For that reason, your readers will appreciate ebooks that go straight from the cover image to the first page of the body of the story, interrupted only by items that are crucial to understanding the book from the start. So you can omit items like half-title pages, and move copyright notices to the end of the book.
EBW’s best-practice recommendation is as follows. Ebook items should fall in this order, with a page break before each one. Those marked with an asterisk are mandatory, all other items are optional.
- Marketing image (usually the front cover)*
- Frontispiece
- Title page including list of contributors (series editors, contributors, authors)
- Dedication or epigraph
- Foreword
- Preface
- Maps relevant to whole book
- Genealogies relevant to whole book
- Body of book*
- Lists of plates, figures, maps and tables
- Conversion tables
- Chronology
- List of abbreviations
- Notes on the text
- Acknowledgements
- About the author
- Other marketing content (e..g other books by the author; press/review/celebrity comments)

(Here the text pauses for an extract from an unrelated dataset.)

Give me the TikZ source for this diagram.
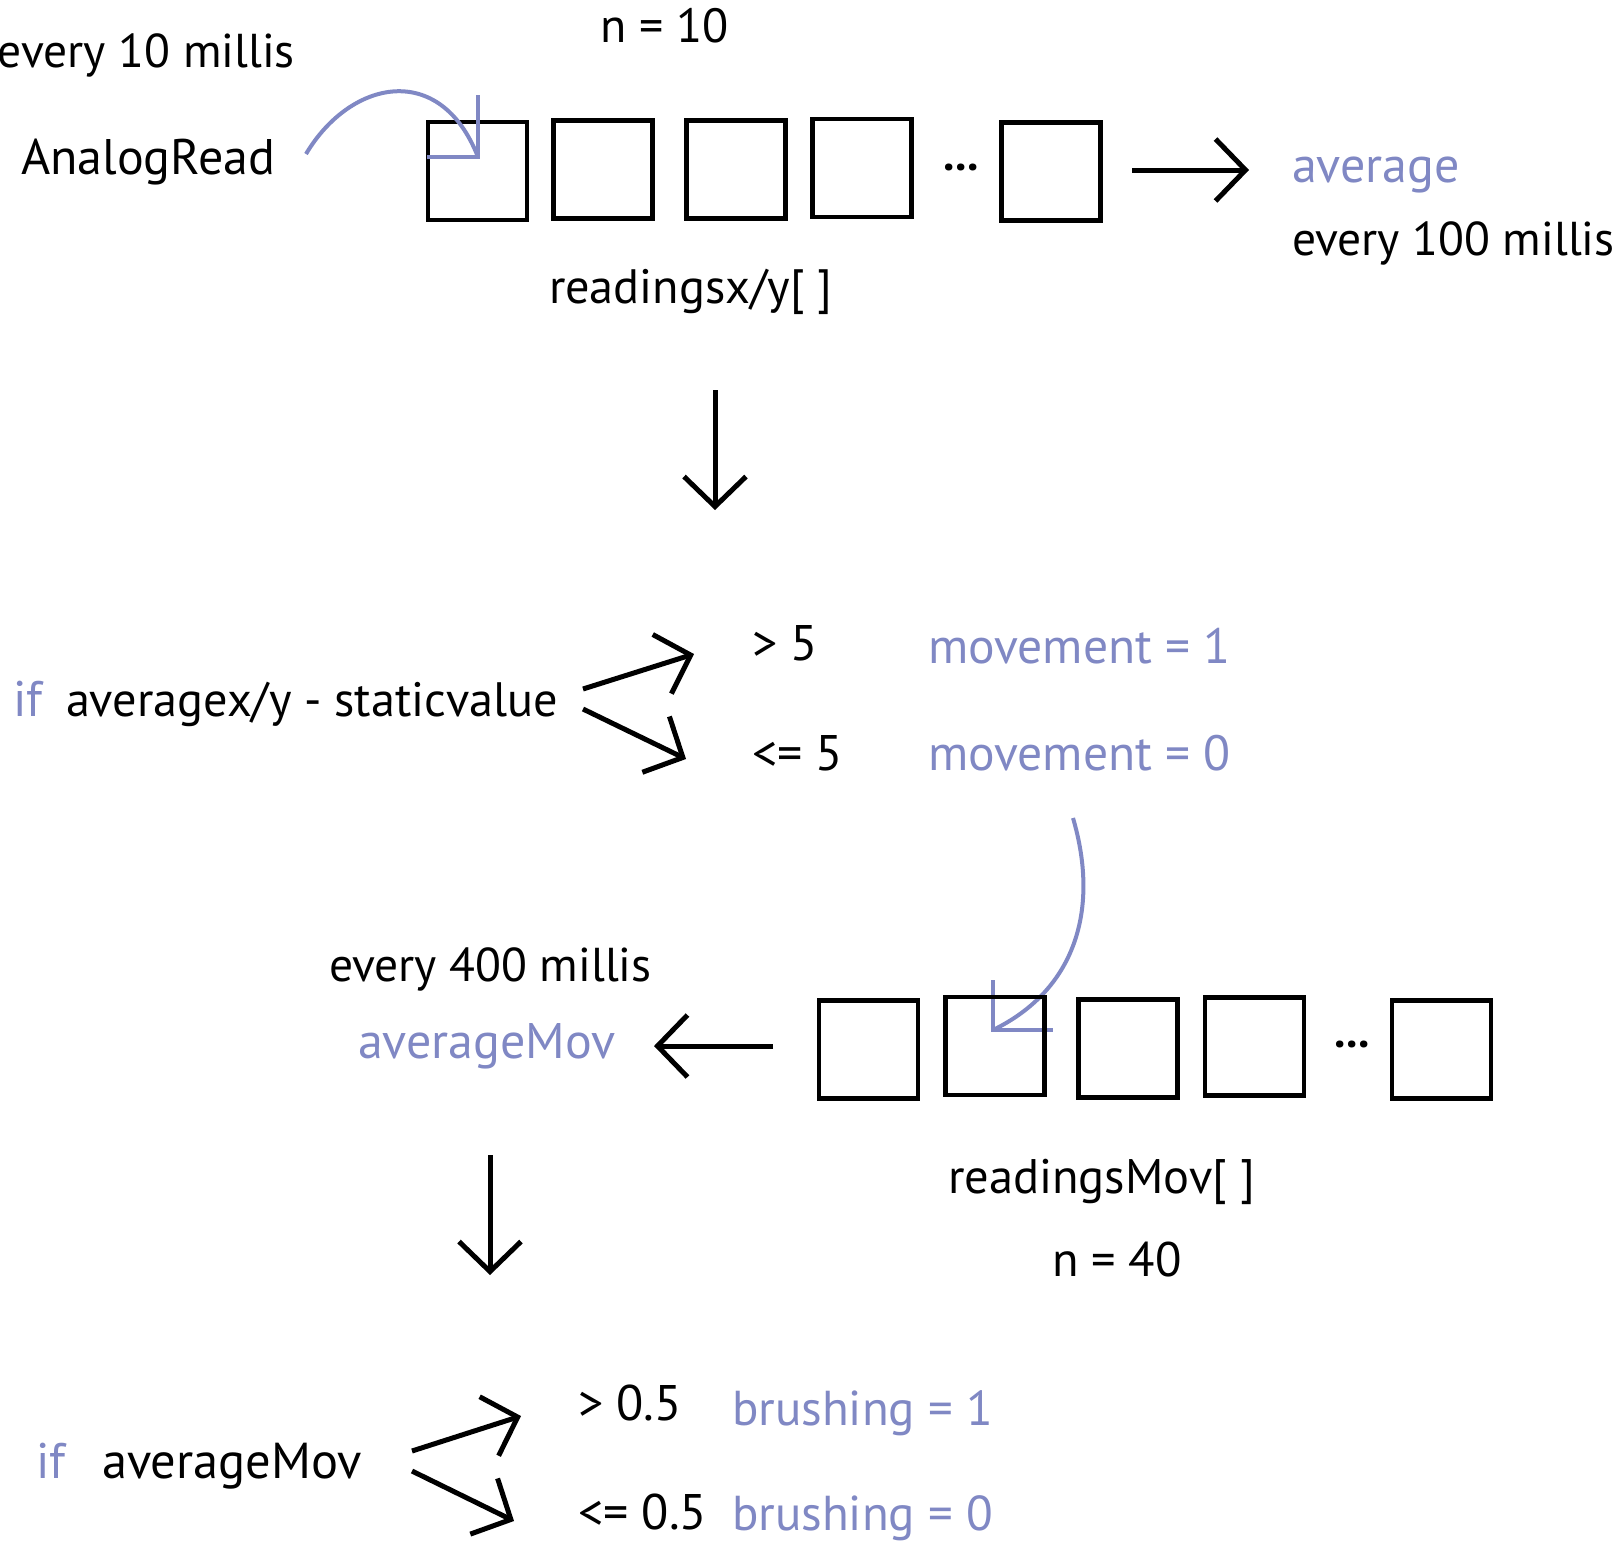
\documentclass[tikz,border=0pt]{standalone}
\usepackage{fontspec}
\setmainfont{PT Sans}
\usetikzlibrary{arrows.meta}
\definecolor{lav}{RGB}{128,136,196}
\begin{document}
\begin{tikzpicture}[x=1pt,y=-1pt,
  lbl/.style={anchor=base west,inner sep=0pt,outer sep=0pt,font=\fontsize{#1}{60}\selectfont},
  lbl/.default=50,
  blbl/.style={lbl=#1,text=lav},
  blbl/.default=50,
  cell/.style={draw,line width=4.5pt,minimum width=99pt,minimum height=98pt,inner sep=0pt},
  dotsnode/.style={inner sep=0pt,font=\fontsize{46}{50}\selectfont\bfseries},
  arr/.style={line width=5pt,-{Straight Barb[length=30pt,width=62pt]}},
  barr/.style={draw=lav,line width=4pt}
]
\fill[white] (0,0) rectangle (1613,1545);
\useasboundingbox (0,0) rectangle (1613,1545);

% ---- top row ----
\node[lbl=47.5] (every10) at (-2,67) {every 10 millis};
\node[lbl=48] (n10) at (600,42) {n = 10};
\node[lbl] (analog) at (21,174) {AnalogRead};
\node[lbl=48.3] (rxy) at (549,303) {readingsx/y[ ]};
\node[blbl] (avg) at (1292,182) {average};
\node[lbl=47.5] (every100) at (1292,255) {every 100 millis};

\node[cell] (a1) at (477.5,171) {};
\node[cell] (a2) at (603,169.5) {};
\node[cell] (a3) at (736,169.5) {};
\node[cell] (a4) at (862,168) {};
\node[dotsnode] (adots) at (961,167) {...};
\node[cell] (a5) at (1051,171.5) {};

\coordinate (c1s) at (306,154);
\coordinate (c1t) at (478,157);
\draw[barr] (c1s) .. controls (350,80) and (440,60) .. (c1t);
\draw[barr,miter limit=10] (c1t) ++(0,-62) -- (c1t) -- ++(-51,0);

\coordinate (r1s) at (1132,170);
\coordinate (r1e) at (1249,170);
\draw[arr] (r1s) -- (r1e);

\coordinate (d1s) at (715,390);
\coordinate (d1e) at (715,510);
\draw[arr] (d1s) -- (d1e);

% ---- middle ----
\node[blbl] (if1) at (13,716) {if};
\node[lbl=48.3] (cond1) at (66,716) {averagex/y - staticvalue};
\node[lbl] (gt5) at (752,660) {> 5};
\node[lbl] (le5) at (752,770) {<= 5};
\node[blbl=49.6] (mov1) at (928,663) {movement = 1};
\node[blbl=49.6] (mov0) at (928,770) {movement = 0};

\coordinate (u1s) at (583,689);
\coordinate (u1e) at (694,654);
\coordinate (l1s) at (583,709);
\coordinate (l1e) at (686,759);
\draw[arr] (u1s) -- (u1e);
\draw[arr] (l1s) -- (l1e);

\coordinate (c2s) at (1073,818);
\coordinate (c2t) at (993,1030);
\draw[barr] (c2s) .. controls (1100,910) and (1075,990) .. (c2t);
\draw[barr,miter limit=10] (c2t) ++(0,-50) -- (c2t) -- ++(60,0);

% ---- second array ----
\node[cell] (b1) at (868.5,1049.5) {};
\node[cell] (b2) at (995,1046) {};
\node[cell] (b3) at (1128,1048.5) {};
\node[cell] (b4) at (1254.5,1046.5) {};
\node[dotsnode] (bdots) at (1352,1044) {...};
\node[cell] (b5) at (1441.5,1049.5) {};

\node[lbl=47.5] (every400) at (329,981) {every 400 millis};
\node[blbl] (avgmov) at (358,1058) {averageMov};
\node[lbl=48.5] (rmov) at (948,1193) {readingsMov[ ]};
\node[lbl=48.5] (n40) at (1052,1276) {n = 40};

\coordinate (lfs) at (773,1046);
\coordinate (lfe) at (654,1046);
\draw[arr] (lfs) -- (lfe);

\coordinate (d2s) at (490,1155);
\coordinate (d2e) at (490,1275);
\draw[arr] (d2s) -- (d2e);

% ---- bottom ----
\node[blbl] (if2) at (36,1478) {if};
\node[lbl=50.5] (cond2) at (102,1478) {averageMov};
\node[lbl] (gt05) at (578,1420) {> 0.5};
\node[lbl] (le05) at (578,1529) {<= 0.5};
\node[blbl=49] (br1) at (732,1425) {brushing = 1};
\node[blbl=49] (br0) at (732,1530) {brushing = 0};

\coordinate (u2s) at (412,1451);
\coordinate (u2e) at (521,1416);
\coordinate (l2s) at (412,1471);
\coordinate (l2e) at (514,1521);
\draw[arr] (u2s) -- (u2e);
\draw[arr] (l2s) -- (l2e);
\end{tikzpicture}
\end{document}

- Copyright notice (including ebook equivalent of imprint-page text)*
This means the following items common in print should be removed entirely:
- Half-title pages
- Contents pages (assuming a full, clickable list of sections has been included in the ebook format’s mechanism for navigation, such as Bookmarks in PDF or toc.ncx file in epub; each of the ebook items listed above should be referenced in this clickable list)
Note: This is for perfectionists. If doing things this way increases the complexity or cost of creating your ebooks en masse, simply revert to the print-edition order. In time, ereading systems will provide better and better ways for readers to jump to the start of the book easily. Already, the epub specification includes a ‘guide’ element (in the content.opf file) that encourages this, and this guide should be used to signal the key items in the reading experience, usually the cover and first body page.